- _Data listing_:
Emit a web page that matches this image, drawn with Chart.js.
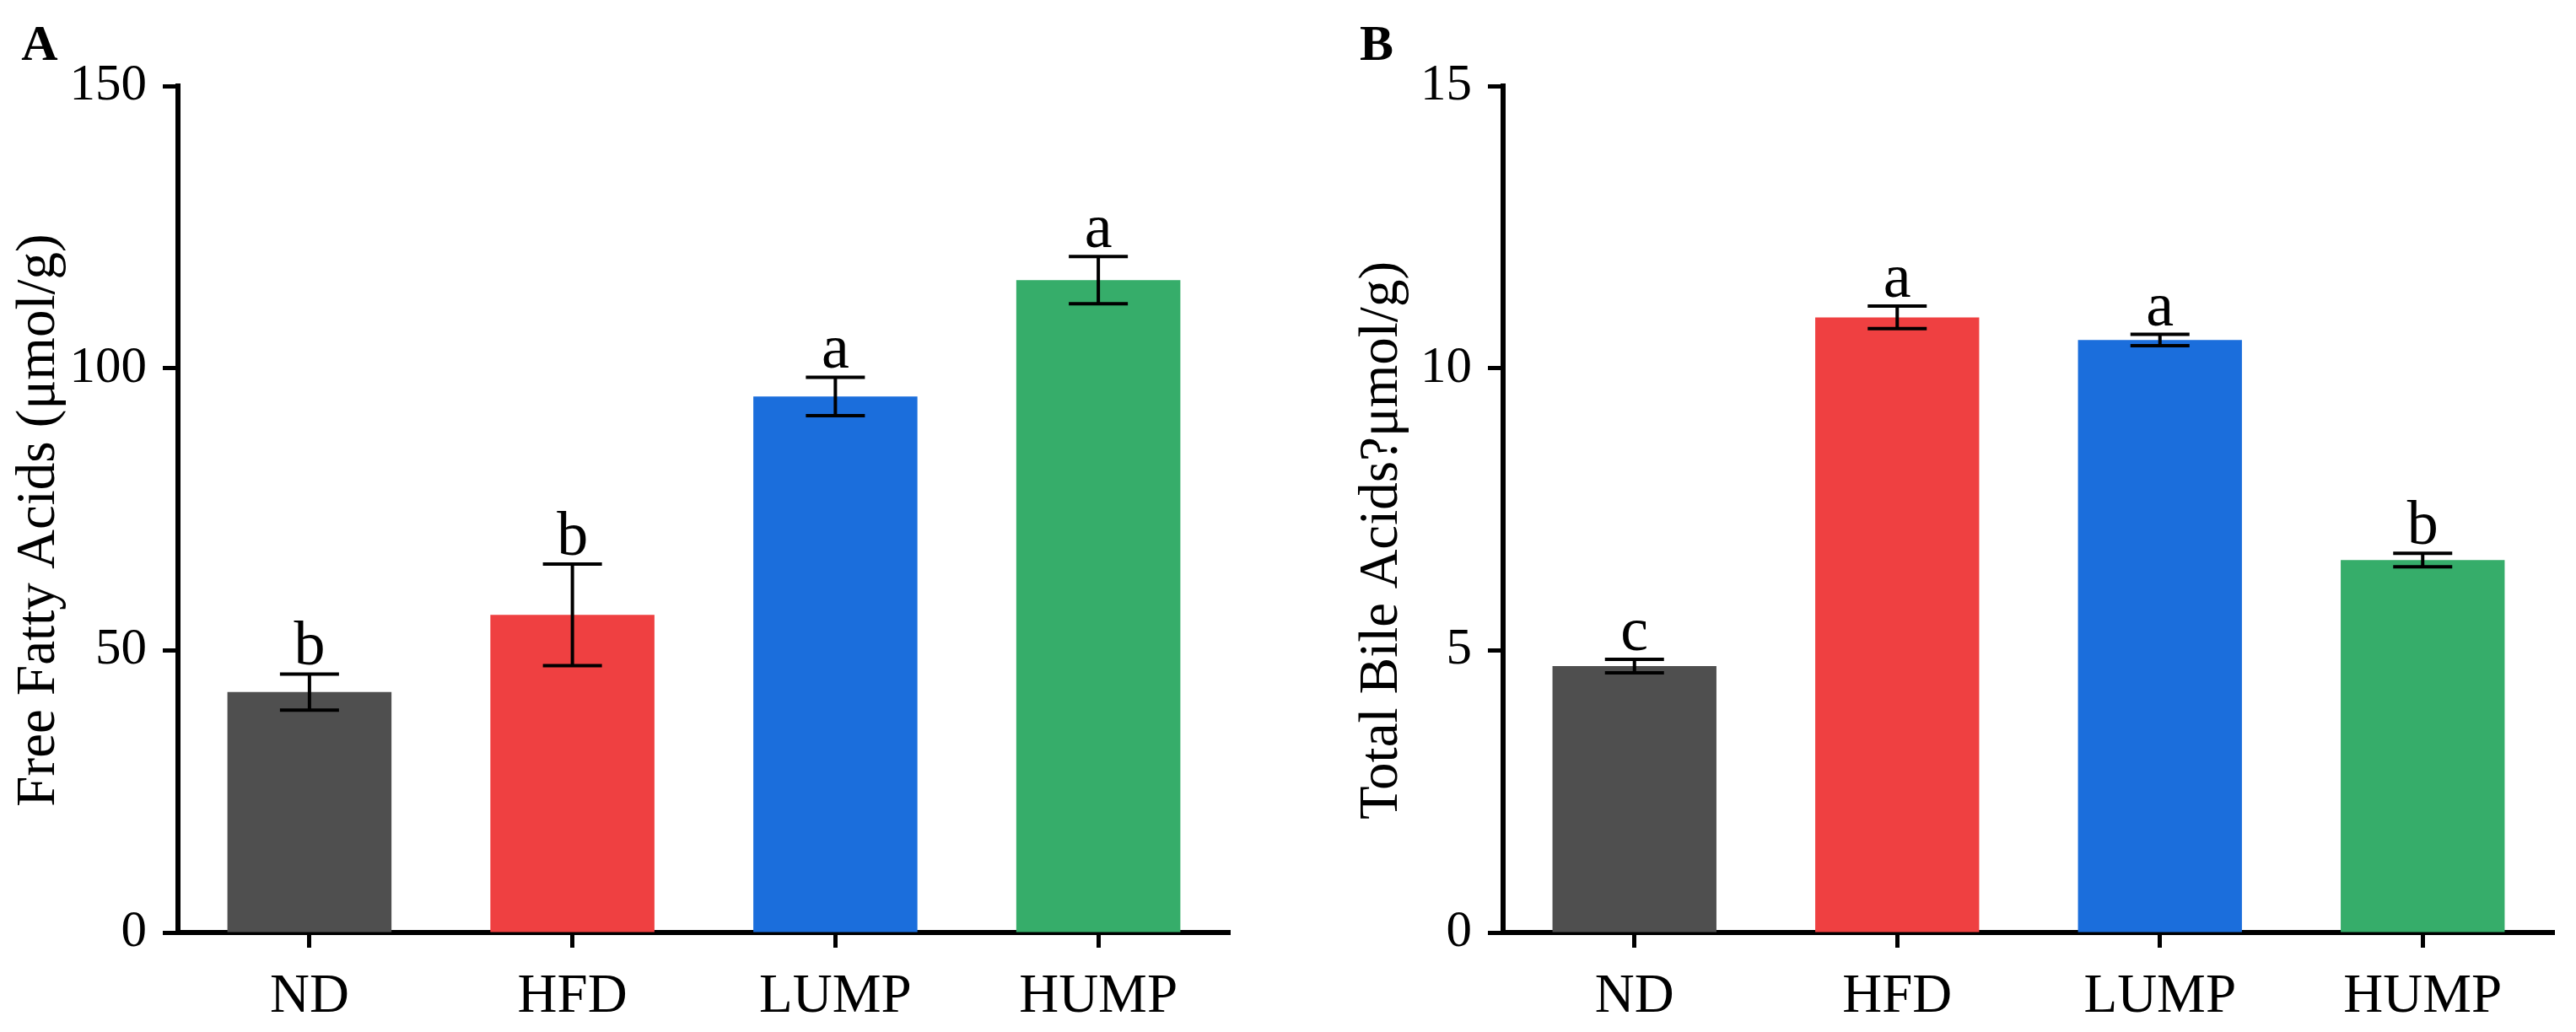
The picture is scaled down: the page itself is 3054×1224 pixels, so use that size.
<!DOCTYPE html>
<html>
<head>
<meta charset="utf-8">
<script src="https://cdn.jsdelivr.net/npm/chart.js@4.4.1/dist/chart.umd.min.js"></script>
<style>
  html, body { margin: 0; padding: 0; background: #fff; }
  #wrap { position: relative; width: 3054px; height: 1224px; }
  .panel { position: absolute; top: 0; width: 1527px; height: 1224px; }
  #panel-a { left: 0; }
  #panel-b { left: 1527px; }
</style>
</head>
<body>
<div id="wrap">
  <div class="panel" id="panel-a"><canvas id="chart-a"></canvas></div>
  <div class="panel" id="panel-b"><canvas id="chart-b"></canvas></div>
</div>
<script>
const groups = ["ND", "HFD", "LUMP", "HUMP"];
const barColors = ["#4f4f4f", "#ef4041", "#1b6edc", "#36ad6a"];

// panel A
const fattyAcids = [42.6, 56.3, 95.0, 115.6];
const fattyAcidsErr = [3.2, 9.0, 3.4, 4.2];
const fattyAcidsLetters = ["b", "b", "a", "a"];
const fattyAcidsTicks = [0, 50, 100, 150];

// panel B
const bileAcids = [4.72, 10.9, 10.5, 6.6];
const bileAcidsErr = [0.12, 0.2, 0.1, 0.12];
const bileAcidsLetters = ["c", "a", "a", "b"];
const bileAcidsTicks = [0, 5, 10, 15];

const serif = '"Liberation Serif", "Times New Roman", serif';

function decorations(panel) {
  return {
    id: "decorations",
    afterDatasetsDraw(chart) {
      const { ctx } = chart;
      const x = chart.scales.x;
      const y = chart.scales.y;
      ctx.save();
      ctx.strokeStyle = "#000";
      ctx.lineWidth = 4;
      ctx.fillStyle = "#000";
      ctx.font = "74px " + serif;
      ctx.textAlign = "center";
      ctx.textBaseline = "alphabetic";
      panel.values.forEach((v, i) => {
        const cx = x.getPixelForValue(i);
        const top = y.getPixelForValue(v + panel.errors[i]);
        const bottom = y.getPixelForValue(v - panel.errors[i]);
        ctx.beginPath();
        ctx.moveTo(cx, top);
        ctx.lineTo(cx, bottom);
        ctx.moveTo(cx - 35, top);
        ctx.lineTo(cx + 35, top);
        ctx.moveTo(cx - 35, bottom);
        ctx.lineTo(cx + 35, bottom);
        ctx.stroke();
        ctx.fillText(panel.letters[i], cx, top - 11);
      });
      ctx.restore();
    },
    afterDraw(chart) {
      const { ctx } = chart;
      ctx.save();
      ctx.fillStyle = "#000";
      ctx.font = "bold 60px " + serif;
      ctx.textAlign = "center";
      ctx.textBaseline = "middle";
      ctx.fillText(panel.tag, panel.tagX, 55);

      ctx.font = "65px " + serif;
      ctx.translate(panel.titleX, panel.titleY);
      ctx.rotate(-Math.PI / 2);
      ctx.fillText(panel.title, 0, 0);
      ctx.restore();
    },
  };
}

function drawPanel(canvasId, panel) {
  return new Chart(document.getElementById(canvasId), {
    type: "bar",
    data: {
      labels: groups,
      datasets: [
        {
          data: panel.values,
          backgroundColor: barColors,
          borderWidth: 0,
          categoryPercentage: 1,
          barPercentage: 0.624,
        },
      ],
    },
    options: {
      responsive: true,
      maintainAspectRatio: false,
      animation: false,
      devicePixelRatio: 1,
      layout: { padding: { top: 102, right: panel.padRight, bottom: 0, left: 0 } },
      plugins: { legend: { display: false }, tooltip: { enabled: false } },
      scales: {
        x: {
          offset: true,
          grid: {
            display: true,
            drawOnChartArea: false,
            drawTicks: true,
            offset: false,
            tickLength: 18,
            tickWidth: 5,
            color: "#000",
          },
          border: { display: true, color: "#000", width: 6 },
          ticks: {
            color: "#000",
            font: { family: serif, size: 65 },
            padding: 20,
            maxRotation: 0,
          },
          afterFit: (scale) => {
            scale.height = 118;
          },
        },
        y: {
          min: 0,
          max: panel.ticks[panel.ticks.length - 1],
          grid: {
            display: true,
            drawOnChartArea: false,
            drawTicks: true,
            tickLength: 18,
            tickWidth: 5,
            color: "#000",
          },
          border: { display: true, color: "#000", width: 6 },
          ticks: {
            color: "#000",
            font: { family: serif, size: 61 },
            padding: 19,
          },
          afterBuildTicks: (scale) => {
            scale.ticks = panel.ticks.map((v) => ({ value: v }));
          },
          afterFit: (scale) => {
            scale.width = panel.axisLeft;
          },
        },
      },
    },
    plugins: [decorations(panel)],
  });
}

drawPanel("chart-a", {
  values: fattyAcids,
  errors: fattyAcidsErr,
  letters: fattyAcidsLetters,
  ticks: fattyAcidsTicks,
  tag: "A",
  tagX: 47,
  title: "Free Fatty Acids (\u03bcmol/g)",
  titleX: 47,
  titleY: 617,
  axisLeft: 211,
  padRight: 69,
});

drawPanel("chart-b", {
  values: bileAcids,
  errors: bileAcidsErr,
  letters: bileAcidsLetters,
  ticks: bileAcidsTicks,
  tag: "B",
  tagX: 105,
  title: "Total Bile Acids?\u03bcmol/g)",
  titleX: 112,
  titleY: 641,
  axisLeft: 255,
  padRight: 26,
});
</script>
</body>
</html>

---

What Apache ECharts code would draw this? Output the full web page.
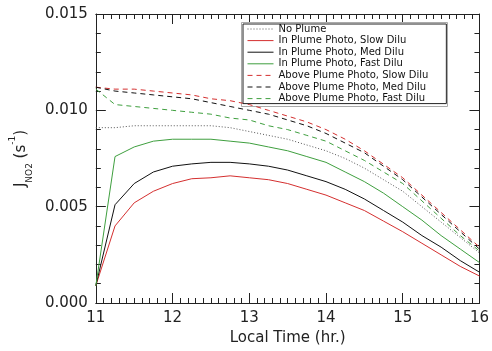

- _Set problem_: Tell how many lines of the material above hold "that", answering with a bare number.

- _Task solution_: 2